The issue is that Qemu blocks migration when invtsc is set, based on the
fact that the target machine might have different TSC frequency and no
support for TSC scaling.
There was a long debate on this long ago.

It is possible though to override this by specifying the exact frequency
you want the guest TSC to run at, by using something like
(tsc-frequency=3500000000)
I haven't checked if libvirt does this or not.

I do think that as long as the user uses modern CPUs (which have stable TSC
and support TSC scaling), there is no reason to disable invtsc, and
therefore no reason to use kvmclock.

>
> > (The guest doesn't end up touching TSC_ADJUST usually, but it still might
> > in some cases due to scheduling of guest vCPUs)
> >
> > (X86_FEATURE_TSC_RELIABLE short circuits tsc synchronization on CPU hotplug,
> > and TSC clocksource watchdog, and the later we might want to keep).
>
> The latter we want to keep.
>
> > For host TSC writes, just as Paulo proposed we can still do the tsc sync,
> > unless the new code that I implemented is in use.
>
> So Paolo's proposal is to
>
> "- for live migration, userspace is expected to use the new
> KVM_GET/SET_TSC_PRECISE (or whatever the name will be) to get/set a
> (nanosecond, TSC, TSC_ADJUST) tuple."
>
> Makes sense, so that no time between KVM_SET_TSC and
> MSR_WRITE(TSC_ADJUST) elapses, which would cause the TSC to go out
> of what is desired by the user.
>
> Since you are proposing this new ioctl, perhaps its useful to also
> reduce the 100ms jump?

Yep.
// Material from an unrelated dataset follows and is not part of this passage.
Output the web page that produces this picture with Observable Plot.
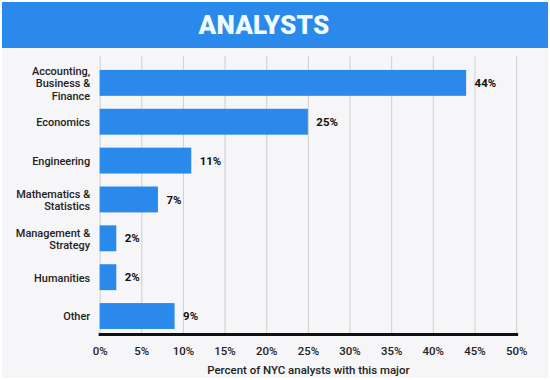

As long as target and destantion clocks are synchronized,
it should make it better.

>
> "- for live migration, userspace is expected to use the new
> KVM_GET/SET_TSC_PRECISE (or whatever the name will be) to get/set a
> (nanosecond, TSC, TSC_ADJUST) tuple. This value will be written
> to the guest before the first VM-entry"
>
> Sounds like a good idea (to integrate the values in a tuple).
>
> > Few more random notes:
> >
> > I have a weird feeling about using 'nsec since 1 January 1970'.
> > Common sense is telling me that a 64 bit value can hold about 580 years,
> > but still I see that it is more common to use timespec which is a (sec,nsec) pair.
>
> struct timespec {
> time_t tv_sec; /* seconds */
> long tv_nsec; /* nanoseconds */
> };
>
> > I feel that 'kvm_get_walltime' that I added is a bit of a hack.
> > Some refactoring might improve things here.
>
> Haven't read the patchset yet...
>
> > For example making kvm_get_walltime_and_clockread work in non tsc case as well
> > might make the code cleaner.
> >
> > Patches to enable this feature in qemu are in process of being sent to
> > qemu-devel mailing list.
> >
> > Best regards,
> > Maxim Levitsky
> >
> > Maxim Levitsky (2):
> > KVM: x86: implement KVM_SET_TSC_PRECISE/KVM_GET_TSC_PRECISE
> > KVM: x86: introduce KVM_X86_QUIRK_TSC_HOST_ACCESS
> >
> > Documentation/virt/kvm/api.rst | 56 +++++++++++++++++++++
> > arch/x86/include/uapi/asm/kvm.h | 1 +
> > arch/x86/kvm/x86.c | 88 +++++++++++++++++++++++++++++++--
> > include/uapi/linux/kvm.h | 14 ++++++
> > 4 files changed, 154 insertions(+), 5 deletions(-)
> >
> > --
> > 2.26.2
> >

Best regards,
Maxim Levitsky


2020-12-01 13:50:59

by Thomas Gleixner

[permalink] [raw]
Subject: Re: [PATCH 0/2] RFC: Precise TSC migration

On Mon, Nov 30 2020 at 16:16, Marcelo Tosatti wrote:
>> Besides, Linux guests don't sync the TSC via IA32_TSC write,
>> but rather use IA32_TSC_ADJUST which currently doesn't participate
>> in the tsc sync heruistics.
>
> Linux should not try to sync the TSC with IA32_TSC_ADJUST. It expects
> the BIOS to boot with synced TSCs.

That's wishful thinking.

Reality is that BIOS tinkerers fail to get it right. TSC_ADJUST allows
us to undo the wreckage they create.

Thanks,

tglx

2020-12-01 14:07:43

by Thomas Gleixner

[permalink] [raw]
Subject: Re: [PATCH 0/2] RFC: Precise TSC migration

On Mon, Nov 30 2020 at 16:16, Marcelo Tosatti wrote:
> Not really. The synchronization logic tries to sync TSCs during
> BIOS boot (and CPU hotplug), because the TSC values are loaded
> sequentially, say:
>
> CPU realtime TSC val
> vcpu0 0 usec 0
> vcpu1 100 usec 0
> vcpu2 200 usec 0

That's nonsense, really.

> And we'd like to see all vcpus to read the same value at all times.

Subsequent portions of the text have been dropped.